Before turning to the last and well-governed BRIC, a couple of other examples which may be illuminating. Vietnam has inflation of 27%, but that is almost entirely imported. Its benchmark interest rate is only 14%, but its economy is highly unstable; it runs a trade deficit of 30% of GDP, balanced by a foreign direct investment inflow of 65% of GDP. While theoretically Vietnam is not doing enough to stem inflation, in practice its economic position is so singular it may find inflation an inevitable price of improving rapidly the living standards of its people. The country has a real estate boom, as one would expect given its negative real interest rates, but overall its problems are mostly those of success, and it seems likely that an end to the world commodities bubble will also cool inflation in Vietnam.

Finally, the Idle Apprentice, to contrast with Brazil’s Industrious Apprentice. Dubai has enjoyed a construction and tourism boom on the back of record revenues to the Gulf region and the oil-rich United Arab Emirates of which it is a part. It has used the money to build ever more extravagant prestige construction projects, including the world’s only 7-star hotel, its tallest building, an $82 billion aerospace project to include the world’s largest airport and a recreation of a world map in the harbor. With only 0.02% of the world’s population, and expatriates representing 80% of its workforce, it employs 10% of the world’s tower construction cranes. Its inflation rate is 22%, while long term mortgages are available there for 7%. Needless to say, the construction boom is proceeding without hope of restraint – after all the country has combined the monetary policy of Ben Bernanke on steroids with the building frenzy of the 2006 Florida condo market. Once oil prices drop back to any kind of long term equilibrium, probably much higher than their historical level but below $100, Dubai should be in for the mother of all construction crashes.
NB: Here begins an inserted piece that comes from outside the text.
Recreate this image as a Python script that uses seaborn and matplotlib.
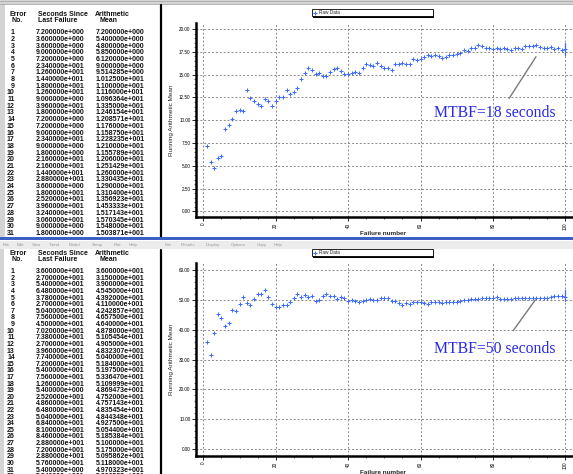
import numpy as np
import pandas as pd
import seaborn as sns
import matplotlib.pyplot as plt
from matplotlib.patches import Rectangle
from matplotlib.lines import Line2D

# ---------------- data ----------------
failure_no = list(range(1, 101))

# top run: seconds since last failure (table, first 32 rows)
top_seconds = [7.2, 3.6, 3.6, 9.0, 7.2, 23.4, 12.6, 14.4, 18.0, 12.6,
               9.0, 39.6, 1.8, 7.2, 7.2, 9.0, 23.4, 9.0, 1.8, 21.6,
               21.6, 14.4, 28.8, 3.6, 18.0, 25.2, 39.6, 32.4, 30.6, 9.0,
               1.8, 19.8]
# top run: running arithmetic mean (100 failures)
top_mean = [7.2, 5.4, 4.8, 5.85, 6.12, 9.0, 9.514285, 10.125, 11.0, 11.16,
            10.96364, 13.35, 12.46154, 12.08571, 11.76, 11.5875, 12.28235, 12.1, 11.55789, 12.06,
            12.51429, 12.6, 13.30435, 12.9, 13.104, 13.56923, 14.53333, 15.17143, 15.70345, 15.48,
            15.03871, 15.1875, 14.85, 14.85, 15.32, 15.65, 15.68, 15.43, 15.07, 15.04,
            15.21, 15.28, 15.21, 15.72, 16.13, 16.02, 15.98, 16.24, 15.98, 15.68,
            15.68, 15.50, 16.20, 16.17, 16.27, 16.20, 16.20, 16.68, 16.57, 16.68,
            16.90, 17.19, 17.01, 17.12, 17.01, 16.80, 16.90, 17.12, 17.19, 17.23,
            17.40, 17.70, 17.63, 17.88, 17.88, 18.25, 18.10, 17.96, 17.96, 17.80,
            17.96, 17.80, 17.88, 17.85, 17.66, 17.88, 17.88, 17.85, 18.17, 18.17,
            18.17, 18.25, 18.00, 17.96, 17.96, 18.00, 17.77, 17.88, 17.73, 17.77]

# bottom run
bot_seconds = [36.0, 27.0, 54.0, 64.8, 37.8, 27.0, 50.4, 75.6, 45.0, 70.2,
               73.8, 27.0, 39.6, 77.4, 72.0, 54.0, 75.6, 12.6, 5.4, 25.2,
               48.6, 64.8, 50.4, 68.4, 81.0, 84.6, 28.8, 72.0, 28.8, 57.6,
               5.4, 59.4]
bot_mean = [36.0, 31.5, 39.0, 45.45, 43.92, 41.1, 42.42857, 46.575, 46.4, 48.78,
            51.05454, 49.05, 48.32307, 50.4, 51.84, 51.975, 53.3647, 51.09999, 48.69473, 47.52,
            47.57143, 48.35454, 48.44348, 49.275, 50.544, 51.85384, 51.0, 51.75, 50.95862, 51.18,
            49.70323, 50.00525, 51.4, 51.9, 51.4, 51.3, 50.2, 50.9, 50.6, 49.6,
            50.0, 49.7, 49.2, 49.6, 50.0, 50.2, 50.1, 50.0, 50.6, 50.6,
            50.6, 49.7, 49.6, 49.0, 48.4, 48.9, 48.8, 49.3, 49.2, 49.3,
            49.1, 48.8, 49.2, 49.2, 49.2, 49.1, 49.4, 49.4, 49.4, 49.4,
            49.8, 49.9, 50.0, 50.2, 50.4, 50.4, 50.7, 50.7, 50.7, 50.7,
            50.9, 50.3, 50.2, 50.2, 50.3, 50.6, 50.8, 50.8, 50.8, 50.7,
            50.7, 50.6, 50.6, 50.7, 50.7, 50.9, 51.4, 51.4, 51.4, 51.1]

top_end_bar = [17.15, 18.45]
bot_end_bar = [49.8, 53.5]

x_ticks = [0, 20, 40, 60, 80, 100]
top_yticks = [0, 2.5, 5, 7.5, 10, 12.5, 15, 17.5, 20]
bot_yticks = [0, 10, 20, 30, 40, 50, 60]

top_note = "MTBF=18 seconds"
bot_note = "MTBF=50 seconds"
menu_left = ["File", "Edit", "View", "Trend", "Model", "Setup", "Plot", "Help"]
menu_left_x = [3, 17, 32, 49, 69, 92, 114, 129]
menu_right = ["File", "Results", "Display", "Options", "Copy", "Help"]
menu_right_x = [165, 181, 206, 231, 257, 274]

# ---------------- figure ----------------
sns.set_theme(style="white")
plt.rcParams['font.family'] = ['Liberation Sans', 'DejaVu Sans']

W, H = 573, 474
fig = plt.figure(figsize=(W / 100, H / 100), dpi=100)
fig.patch.set_facecolor('white')


def fx(px):
    return px / W


def fy(py):
    return 1 - py / H


def sci(v):
    e = int(np.floor(np.log10(abs(v))))
    m = v / 10 ** e
    s = f"{m:.7f}"[:8]
    return f"{s}e{'+' if e >= 0 else '-'}{abs(e):03d}"


# ---- window chrome (figure level) ----
fig.patches.append(Rectangle((0, fy(4)), 1, 4 / H, transform=fig.transFigure,
                             facecolor='#d4d4d4', edgecolor='none', zorder=0))
fig.lines.append(Line2D([0, 1], [fy(1.2), fy(1.2)], transform=fig.transFigure,
                        color='#a8a8a8', lw=0.6))
fig.lines.append(Line2D([0, 1], [fy(3.5), fy(3.5)], transform=fig.transFigure,
                        color='#a8a8a8', lw=0.6))
fig.patches.append(Rectangle((0, fy(240.5)), 1, 3 / H, transform=fig.transFigure,
                             facecolor='#3c5fc8', edgecolor='none', zorder=5))
fig.patches.append(Rectangle((0, fy(249)), 1, 8.5 / H, transform=fig.transFigure,
                             facecolor='#ececec', edgecolor='none', zorder=5))
fig.patches.append(Rectangle((0, fy(237)), fx(5), 233 / H, transform=fig.transFigure,
                             facecolor='#d4d4d4', edgecolor='none', zorder=0))
fig.patches.append(Rectangle((0, fy(474)), fx(4), 225 / H, transform=fig.transFigure,
                             facecolor='#d4d4d4', edgecolor='none', zorder=0))
fig.lines.append(Line2D([fx(161), fx(161)], [fy(5), fy(237)], transform=fig.transFigure,
                        color='black', lw=1.6))
fig.lines.append(Line2D([fx(161), fx(161)], [fy(250), fy(474)], transform=fig.transFigure,
                        color='black', lw=1.6))
for w, xm in zip(menu_left + menu_right, menu_left_x + menu_right_x):
    fig.text(fx(xm), fy(245.3), w, fontsize=3.2, color='#9a9a9a', va='center',
             ha='left', zorder=6)


# ---- tables ----
def draw_table(y0, y1, hdr1, hdr2, row0, dy, secs, means):
    tax = fig.add_axes([fx(5), fy(y1), fx(156), (y1 - y0) / H])
    tax.set_xlim(5, 161)
    tax.set_ylim(y1, y0)
    tax.axis('off')
    kw = dict(fontsize=5.0, fontweight='bold', color='#111111', va='center', clip_on=True)
    tax.text(9, hdr1, "Error", ha='left', **kw)
    tax.text(11, hdr2, "No.", ha='left', **kw)
    tax.text(38, hdr1, "Seconds Since", ha='left', **kw)
    tax.text(38, hdr2, "Last Failure", ha='left', **kw)
    tax.text(95, hdr1, "Arithmetic", ha='left', **kw)
    tax.text(100, hdr2, "Mean", ha='left', **kw)
    for i, (s, m) in enumerate(zip(secs, means)):
        yy = row0 + i * dy
        tax.text(14.8, yy, str(i + 1), ha='right', **kw)
        tax.text(36, yy, sci(s), ha='left', **kw)
        tax.text(96, yy, sci(m), ha='left', **kw)


draw_table(5, 238.5, 14, 20, 32.7, 6.69, top_seconds, top_mean[:32])
draw_table(249, 474, 253.5, 259.5, 271.7, 6.61, bot_seconds, bot_mean[:32])


# ---- charts ----
def px_to_data(px, x0=203.3, ppu=3.62):
    return (px - x0) / ppu


def draw_chart(top_px, bot_px, y_at_bot, y_at_top, means, yticks, end_bar,
               note, note_y, line_pts, legend_py):
    ax = fig.add_axes([fx(196), fy(bot_px), fx(W - 196), (bot_px - top_px) / H])
    df = pd.DataFrame({"Failure number": failure_no, "Running Arithmetic Mean": means})
    sns.scatterplot(data=df, x="Failure number", y="Running Arithmetic Mean", ax=ax,
                    marker='+', color='#3d6cff', s=8, linewidth=0.75, label='Raw Data',
                    zorder=3)
    ax.plot([failure_no[-1]] * 2, end_bar, color='#3d6cff', lw=0.9, zorder=3)
    ax.set_xlim(px_to_data(196), px_to_data(W))
    ax.set_ylim(y_at_bot, y_at_top)
    ax.set_xticks(x_ticks)
    ax.set_yticks(yticks)
    ax.set_xticks(np.arange(0, 101, 5), minor=True)
    step = yticks[1] - yticks[0]
    ax.set_yticks(np.arange(0, yticks[-1] + 0.01, step / 5), minor=True)
    ax.set_xticklabels([str(t) for t in x_ticks], rotation=90)
    ax.set_yticklabels([f"{t:.2f}" for t in yticks])
    ax.tick_params(axis='both', which='major', length=3, width=0.6, labelsize=3.3,
                   pad=1, colors='black', direction='out', left=True, bottom=True)
    ax.tick_params(axis='both', which='minor', length=1.5, width=0.5, direction='out',
                   left=True, bottom=True)
    ax.grid(True, which='major', linestyle=(0, (2, 2)), color='#8a8a8a', lw=0.7)
    for sp in ['top', 'right']:
        ax.spines[sp].set_visible(False)
    for sp in ['left', 'bottom']:
        ax.spines[sp].set_linewidth(1.8)
        ax.spines[sp].set_color('black')
    ax.set_xlabel("Failure number", fontsize=4.6, fontweight='bold')
    ax.set_ylabel("Running Arithmetic Mean", fontsize=4.6)
    ax.xaxis.set_label_coords((383 - 196) / (W - 196), -14 / (bot_px - top_px))
    ax.yaxis.set_label_coords(-22 / (W - 196), 0.5)
    ax.plot(line_pts[0], line_pts[1], color='#7a7a7a', lw=1.0, zorder=4)
    ax.text(63.7, note_y, note, fontsize=11.3, color='#2a2ae6',
            family=['Liberation Serif', 'DejaVu Serif'], va='center', ha='left', zorder=5)
    # legend box with a thin drop shadow
    ax.add_patch(Rectangle((fx(313.2), fy(legend_py + 8.5)), fx(121), 7 / H,
                           transform=fig.transFigure, facecolor='black',
                           edgecolor='none', zorder=6, clip_on=False))
    ax.add_patch(Rectangle((fx(311.7), fy(legend_py + 7)), fx(121), 7 / H,
                           transform=fig.transFigure, facecolor='white',
                           edgecolor='black', lw=0.6, zorder=7, clip_on=False))
    leg = ax.legend(loc='center left',
                    bbox_to_anchor=(fx(313), fy(legend_py + 7), fx(110), 7 / H),
                    bbox_transform=fig.transFigure, fontsize=3.4, frameon=False,
                    borderpad=0, handlelength=0.8, handletextpad=0.5,
                    borderaxespad=0, markerscale=0.8)
    leg.set_zorder(8)
    return ax


draw_chart(23, 217, -0.61, 20.66, top_mean, top_yticks, top_end_bar,
           top_note, 10.79, ([84.5, 91.9], [12.4, 16.96]), 9.3)
draw_chart(263, 456, -2.35, 62.4, bot_mean, bot_yticks, bot_end_bar,
           bot_note, 33.6, ([85.6, 91.7], [39.7, 50.0]), 249.3)

fig.savefig("out.png", dpi=100)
By 2010 one can expect it to be a forest of half-completed concrete, with 10% residential and commercial occupancy rates. GE has just announced an investment of $40 billion in Dubai infrastructure; it is most unlikely to see its money back.

Finally Brazil, which in the past has indulged in the typical Latin American follies of excessive government spending, wild borrowing sprees, hopelessly sloppy monetary policy leading to hyperinflation and inadequate protection of property rights, particularly foreign property rights. Now things are different. Foreign debt has halved as a percentage of GDP since 2002, while the government’s finances are in only modest deficit. Foreign investment is encouraged and its rights protected. Most impressive, while inflation is around 6%, because of high commodity prices, the benchmark Selic interest rate has just been raised to 13%. At that level, inflation will be squeezed out of the system and excessive borrowing will be discouraged. Thus when the commodities boom from which Brazil has benefited deflates, Brazil will be able to lower interest rates and continue domestic expansion without fear of running out of money. The Nobel Committee really needs to give a prize for monetary policy; from the above survey of mild or extreme inflation-producing sloppiness there can be no question that Brazil would win it and deservedly so.

It is unclear why Brazil has since 2002 deviated from the usual Latin American track, exemplified by the basket-cases of Argentina, Venezuela and Bolivia. One can speculate that the honor of being termed a “BRIC” super growth market – quite undeservedly so, in 2003 – caused Brazil to attempt to live up to its new billing – like the wayward teenager who is straightened out by a teacher who values his achievements.

The overall lesson from the above review is as usual bearish. Almost all the world has abandoned proper anti-inflationary discipline and is destined to suffer a period of high inflation and recession in the coming years. Some countries, like Dubai, will become true basket-cases, others like China and Vietnam may muddle through fairly satisfactorily. Only a few countries like Brazil have taken the inflationary threat sufficiently seriously and will thus be in a position to continue expanding even while the rest of the world endures recession.

The monetary Idle Apprentices are about to get their comeuppance.